Reeves rethink

Labour may ease plan for higher tax on private equity

Rachel Reeves
Rachel Reeves: taxing risk may not be appropriate (pic: Terry Murden)

Private equity managers who invest their own money to finance deals may escape a tax increase, the Shadow Chancellor Rachel Reeves has indicated.

Ms Reeves had targeted private equity managers’ carried interest – the share of profit from successful deals they handle.

Carried interest is taxed as a capital gain at 28%, but Labour has argued that it should fall under higher 45% rate of income tax.

Ms Reeves has now signalled a softening in Labour’s position towards those who risk their own capital. Carried interest can make up the bulk of the pay earned by managers in the private equity industry.

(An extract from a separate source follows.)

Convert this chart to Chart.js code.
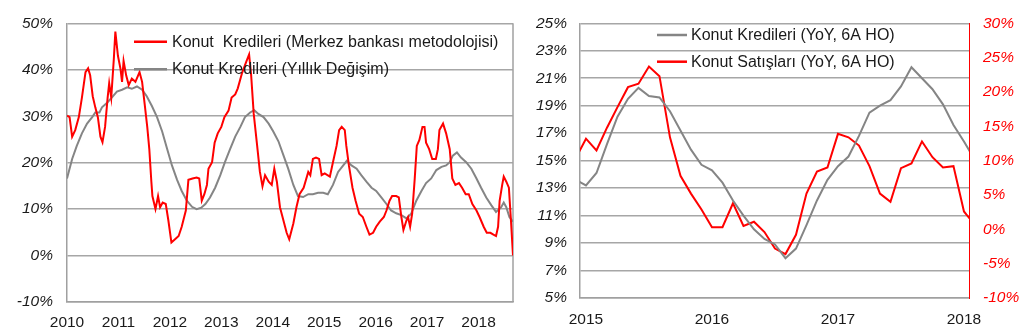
<!DOCTYPE html>
<html>
<head>
<meta charset="utf-8">
<script src="https://cdn.jsdelivr.net/npm/chart.js@4.4.1/dist/chart.umd.min.js"></script>
<style>
  body { margin: 0; background: #fff; }
  #wrap { display: flex; width: 1022px; height: 335px; }
</style>
</head>
<body>
<div id="wrap">
  <canvas id="leftChart" width="518" height="335"></canvas>
  <canvas id="rightChart" width="504" height="335"></canvas>
</div>
<script>
// ---- left chart: konut kredileri, 2010 - 2018 (decimal years) ----
const leftYearTicks = [2010, 2011, 2012, 2013, 2014, 2015, 2016, 2017, 2018];

const mbYears = [
  2010.00, 2010.05, 2010.10, 2010.16, 2010.23, 2010.29, 2010.36, 2010.41, 2010.45, 2010.50,
  2010.55, 2010.60, 2010.65, 2010.69, 2010.74, 2010.79, 2010.82, 2010.86, 2010.91, 2010.94,
  2010.99, 2011.04, 2011.07, 2011.10, 2011.15, 2011.20, 2011.26, 2011.33, 2011.41, 2011.46,
  2011.51, 2011.56, 2011.60, 2011.64, 2011.66, 2011.72, 2011.77, 2011.81, 2011.86, 2011.92,
  2011.97, 2012.03, 2012.10, 2012.17, 2012.23, 2012.31, 2012.36, 2012.44, 2012.52, 2012.57,
  2012.62, 2012.67, 2012.72, 2012.75, 2012.82, 2012.87, 2012.93, 2013.00, 2013.06, 2013.14,
  2013.20, 2013.27, 2013.32, 2013.40, 2013.48, 2013.54, 2013.58, 2013.63, 2013.69, 2013.75,
  2013.80, 2013.85, 2013.92, 2013.98, 2014.03, 2014.08, 2014.14, 2014.27, 2014.32, 2014.40,
  2014.46, 2014.52, 2014.60, 2014.69, 2014.73, 2014.78, 2014.84, 2014.90, 2014.95, 2015.01,
  2015.11, 2015.17, 2015.24, 2015.29, 2015.34, 2015.40, 2015.43, 2015.48, 2015.55, 2015.61,
  2015.68, 2015.75, 2015.82, 2015.88, 2015.95, 2016.01, 2016.08, 2016.16, 2016.21, 2016.27,
  2016.32, 2016.40, 2016.45, 2016.50, 2016.54, 2016.60, 2016.63, 2016.67, 2016.71, 2016.76,
  2016.80, 2016.85, 2016.91, 2016.95, 2016.98, 2017.04, 2017.10, 2017.17, 2017.21, 2017.24,
  2017.31, 2017.37, 2017.44, 2017.49, 2017.55, 2017.62, 2017.68, 2017.75, 2017.81, 2017.88,
  2017.96, 2018.02, 2018.10, 2018.16, 2018.23, 2018.29, 2018.34, 2018.38, 2018.41, 2018.46,
  2018.49, 2018.54, 2018.59, 2018.63, 2018.67
];
const mbValues = [
  30.1, 29.8, 25.6, 27.0, 29.8, 34.0, 39.5, 40.3, 38.8, 34.3,
  31.9, 29.8, 25.6, 24.4, 27.7, 34.0, 37.1, 34.0, 42.3, 48.2,
  43.0, 40.2, 37.4, 41.9, 38.8, 36.7, 38.1, 37.4, 39.5, 37.4,
  32.6, 27.7, 22.9, 15.9, 12.8, 10.0, 12.8, 10.4, 11.4, 11.1,
  7.6, 2.8, 3.5, 4.2, 6.2, 9.7, 16.3, 16.6, 16.8, 16.6,
  11.8, 13.2, 15.2, 18.7, 20.1, 24.3, 26.3, 27.7, 29.8, 31.2,
  34.0, 34.7, 36.0, 39.2, 41.6, 43.3, 38.8, 30.5, 24.3, 18.0,
  14.9, 17.3, 15.9, 15.2, 18.7, 15.9, 10.4, 4.9, 3.5, 6.9,
  10.4, 13.2, 14.6, 18.0, 17.3, 20.8, 21.1, 20.8, 17.3, 17.7,
  17.0, 20.1, 23.6, 27.0, 27.7, 27.0, 23.6, 19.4, 14.6, 11.8,
  9.0, 8.3, 6.2, 4.5, 4.9, 6.2, 7.3, 8.3, 9.7, 11.8,
  12.8, 12.8, 12.5, 8.3, 5.5, 7.6, 8.3, 6.2, 9.0, 16.6,
  23.6, 24.9, 27.7, 27.7, 24.3, 22.9, 20.8, 20.8, 22.9, 27.0,
  28.4, 26.3, 22.9, 16.6, 15.2, 15.6, 14.6, 13.2, 13.2, 11.1,
  9.7, 8.3, 6.2, 4.9, 4.9, 4.5, 4.2, 6.2, 11.8, 15.2,
  17.0, 15.9, 14.6, 7.6, 0.0
];

const yoyYears = [
  2010.00, 2010.10, 2010.19, 2010.29, 2010.39, 2010.49, 2010.55, 2010.63, 2010.68, 2010.78,
  2010.87, 2010.97, 2011.07, 2011.17, 2011.26, 2011.36, 2011.46, 2011.55, 2011.65, 2011.75,
  2011.85, 2011.94, 2012.04, 2012.14, 2012.23, 2012.33, 2012.43, 2012.52, 2012.61, 2012.69,
  2012.78, 2012.88, 2012.98, 2013.07, 2013.17, 2013.27, 2013.37, 2013.46, 2013.56, 2013.64,
  2013.72, 2013.82, 2013.92, 2014.01, 2014.11, 2014.21, 2014.30, 2014.40, 2014.49, 2014.59,
  2014.69, 2014.78, 2014.88, 2014.98, 2015.07, 2015.17, 2015.27, 2015.37, 2015.44, 2015.53,
  2015.63, 2015.72, 2015.82, 2015.92, 2016.01, 2016.11, 2016.21, 2016.30, 2016.40, 2016.50,
  2016.60, 2016.69, 2016.79, 2016.89, 2016.98, 2017.08, 2017.18, 2017.28, 2017.37, 2017.44,
  2017.50, 2017.58, 2017.66, 2017.76, 2017.86, 2017.96, 2018.05, 2018.15, 2018.25, 2018.34,
  2018.44, 2018.49, 2018.54, 2018.60, 2018.67
];
const yoyValues = [
  16.6, 20.8, 23.6, 26.3, 28.4, 29.8, 30.8, 30.8, 31.9, 32.9,
  34.0, 35.3, 35.7, 36.2, 35.9, 36.4, 35.7, 34.3, 32.2, 29.8,
  26.7, 23.2, 19.4, 16.3, 13.9, 11.8, 10.5, 10.0, 10.3, 11.1,
  12.5, 14.6, 17.3, 20.1, 22.9, 25.6, 27.7, 29.8, 30.8, 31.3,
  30.5, 29.8, 28.4, 26.7, 24.6, 21.5, 18.7, 15.2, 12.8, 12.6,
  13.2, 13.2, 13.5, 13.5, 13.2, 15.2, 18.0, 19.4, 20.4, 19.4,
  18.7, 17.3, 15.9, 14.6, 13.9, 12.5, 11.1, 9.7, 9.1, 8.7,
  8.0, 9.0, 11.8, 13.9, 15.6, 16.6, 18.4, 19.1, 19.4, 20.1,
  21.5, 22.2, 21.1, 20.1, 18.7, 16.6, 14.6, 12.5, 10.8, 9.4,
  10.4, 11.4, 10.4, 8.3, 7.3
];

// ---- right chart: monthly, month 0 = Ocak 2015 ----
const rightYearLabels = ['2015', '2016', '2017', '2018'];
const rightMonths = [
  -1, 0, 1, 2, 3, 4, 5, 6, 7, 8, 9, 10, 11,
  12, 13, 14, 15, 16, 17, 18, 19, 20, 21, 22, 23,
  24, 25, 26, 27, 28, 29, 30, 31, 32, 33, 34, 35,
  36, 37
];
const krediYoY = [
  13.6, 13.2, 14.1, 16.2, 18.2, 19.5, 20.3, 19.7, 19.6, 18.6, 17.2, 15.8, 14.7,
  14.3, 13.4, 12.1, 11.0, 10.0, 9.3, 8.9, 7.9, 8.6, 10.3, 12.1, 13.6,
  14.6, 15.3, 16.8, 18.5, 19.0, 19.4, 20.4, 21.8, 21.0, 20.2, 19.1, 17.6,
  16.4, 15.1
];
const satisYoY = [
  10.3, 13.2, 11.5, 14.8, 17.8, 20.7, 21.2, 23.7, 22.3, 13.4, 7.8, 5.2, 2.9,
  0.3, 0.3, 3.8, 0.5, 1.1, -0.4, -2.8, -3.6, -0.8, 5.2, 8.4, 9.0,
  13.9, 13.4, 12.2, 9.2, 5.2, 4.0, 8.9, 9.6, 12.8, 10.5, 9.0, 9.2,
  2.6, 0.7
];

const COLORS = {
  red: '#FF0000',
  grey: '#858585',
  grid: '#A6A6A6',
  axis: '#A0A0A0',
  text: '#1a1a1a'
};
const FONT = 'Liberation Sans';
const FONT_SIZE = 15.5;
const LEGEND_SIZE = 16;

function zip(xs, ys) {
  return xs.map((x, i) => ({ x: x, y: ys[i] }));
}

// legend drawn inside the plot, no box
const insideLegend = {
  id: 'insideLegend',
  afterDraw(chart, args, opts) {
    const ctx = chart.ctx;
    const area = chart.chartArea;
    chart.data.datasets.forEach((ds, i) => {
      const x = area.left + opts.left;
      const y = area.top + opts.rows[i];
      ctx.save();
      ctx.strokeStyle = ds.borderColor;
      ctx.lineWidth = 2.5;
      ctx.beginPath();
      ctx.moveTo(x, y);
      ctx.lineTo(x + opts.sample, y);
      ctx.stroke();
      ctx.fillStyle = COLORS.text;
      ctx.font = LEGEND_SIZE + 'px "' + FONT + '"';
      ctx.textBaseline = 'middle';
      ctx.fillText(ds.label, x + opts.sample + opts.gap, y + 0.5);
      ctx.restore();
    });
  }
};

// right edge of the plot box (left chart only)
const rightEdge = {
  id: 'rightEdge',
  beforeDatasetsDraw(chart, args, opts) {
    if (!opts.color) return;
    const ctx = chart.ctx;
    const a = chart.chartArea;
    ctx.save();
    ctx.strokeStyle = opts.color;
    ctx.lineWidth = 1.5;
    ctx.beginPath();
    ctx.moveTo(a.right, a.top);
    ctx.lineTo(a.right, a.bottom);
    ctx.stroke();
    ctx.restore();
  }
};

const lineDefaults = {
  borderWidth: 2,
  pointRadius: 0,
  tension: 0,
  fill: false
};

new Chart(document.getElementById('leftChart'), {
  type: 'line',
  data: {
    datasets: [
      Object.assign({
        label: 'Konut  Kredileri (Merkez bankası metodolojisi)',
        data: zip(mbYears, mbValues),
        borderColor: COLORS.red
      }, lineDefaults),
      Object.assign({
        label: 'Konut Kredileri (Yıllık Değişim)',
        data: zip(yoyYears, yoyValues),
        borderColor: COLORS.grey
      }, lineDefaults)
    ]
  },
  options: {
    responsive: false,
    animation: false,
    devicePixelRatio: 1,
    layout: { padding: { top: 12, right: 5, bottom: 0, left: 0 } },
    plugins: {
      legend: { display: false },
      tooltip: { enabled: false },
      insideLegend: { left: 67, rows: [18.5, 46], sample: 33, gap: 5 },
      rightEdge: { color: COLORS.axis }
    },
    scales: {
      x: {
        type: 'linear',
        min: 2010,
        max: 2018.67,
        afterBuildTicks: s => { s.ticks = leftYearTicks.map(v => ({ value: v })); },
        afterFit: s => { s.height = 33; },
        grid: { display: false },
        border: { color: COLORS.axis, width: 1.5 },
        ticks: {
          autoSkip: false,
          maxRotation: 0,
          padding: 3,
          color: COLORS.text,
          font: { family: FONT, size: FONT_SIZE },
          callback: v => String(v)
        }
      },
      y: {
        min: -10,
        max: 50,
        afterFit: s => { s.width = 67; },
        grid: { color: COLORS.grid, lineWidth: 1.5, drawTicks: false },
        border: { color: COLORS.axis, width: 1.5 },
        ticks: {
          stepSize: 10,
          padding: 14,
          color: COLORS.text,
          font: { family: FONT, size: FONT_SIZE, style: 'italic' },
          callback: v => v + '%'
        }
      }
    }
  },
  plugins: [insideLegend, rightEdge]
});

new Chart(document.getElementById('rightChart'), {
  type: 'line',
  data: {
    datasets: [
      Object.assign({
        label: 'Konut Kredileri (YoY, 6A HO)',
        data: zip(rightMonths, krediYoY),
        borderColor: COLORS.grey,
        yAxisID: 'y'
      }, lineDefaults),
      Object.assign({
        label: 'Konut Satışları (YoY, 6A HO)',
        data: zip(rightMonths, satisYoY),
        borderColor: COLORS.red,
        yAxisID: 'y2'
      }, lineDefaults)
    ]
  },
  options: {
    responsive: false,
    animation: false,
    devicePixelRatio: 1,
    layout: { padding: { top: 13, right: 0, bottom: 0, left: 0 } },
    plugins: {
      legend: { display: false },
      tooltip: { enabled: false },
      insideLegend: { left: 77, rows: [11.7, 38.4], sample: 30, gap: 4 },
      rightEdge: {}
    },
    scales: {
      x: {
        type: 'linear',
        min: -0.57,
        max: 36.48,
        afterBuildTicks: s => { s.ticks = rightYearLabels.map((l, i) => ({ value: i * 12 })); },
        afterFit: s => { s.height = 37; },
        grid: { display: false },
        border: { color: COLORS.axis, width: 1.5 },
        ticks: {
          autoSkip: false,
          maxRotation: 0,
          padding: 4,
          color: COLORS.text,
          font: { family: FONT, size: FONT_SIZE },
          callback: v => rightYearLabels[Math.round(v / 12)]
        }
      },
      y: {
        position: 'left',
        min: 5,
        max: 25,
        afterFit: s => { s.width = 62; },
        grid: { color: COLORS.grid, lineWidth: 1.5, drawTicks: false },
        border: { color: COLORS.axis, width: 1.5 },
        ticks: {
          stepSize: 2,
          padding: 13,
          color: COLORS.text,
          font: { family: FONT, size: FONT_SIZE, style: 'italic' },
          callback: v => v + '%'
        }
      },
      y2: {
        position: 'right',
        min: -10,
        max: 30,
        afterFit: s => { s.width = 53; },
        grid: { drawOnChartArea: false, drawTicks: false },
        border: { color: COLORS.red, width: 1 },
        ticks: {
          stepSize: 5,
          padding: 14,
          color: COLORS.red,
          font: { family: FONT, size: FONT_SIZE, style: 'italic' },
          callback: v => v + '%'
        }
      }
    }
  },
  plugins: [insideLegend, rightEdge]
});
</script>
</body>
</html>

“I don’t think it is right that … what is essentially a bonus is taxed at a lower rate than employment income, when you’re not putting your own capital at risk,” she told the Financial Times. “If you are putting your own capital at risk it is appropriate that you pay capital gains tax.”

Labour’s plans have caused shivers throughout the buyout industry and one businessman involved in deals told Daily Business last week that it could impact severely on his own plans to invest.

Some private equity managers have considered leaving the UK to seek lower rates. In Germany, the effective rate of tax on carried interest is 28.5% and in France it is 34%.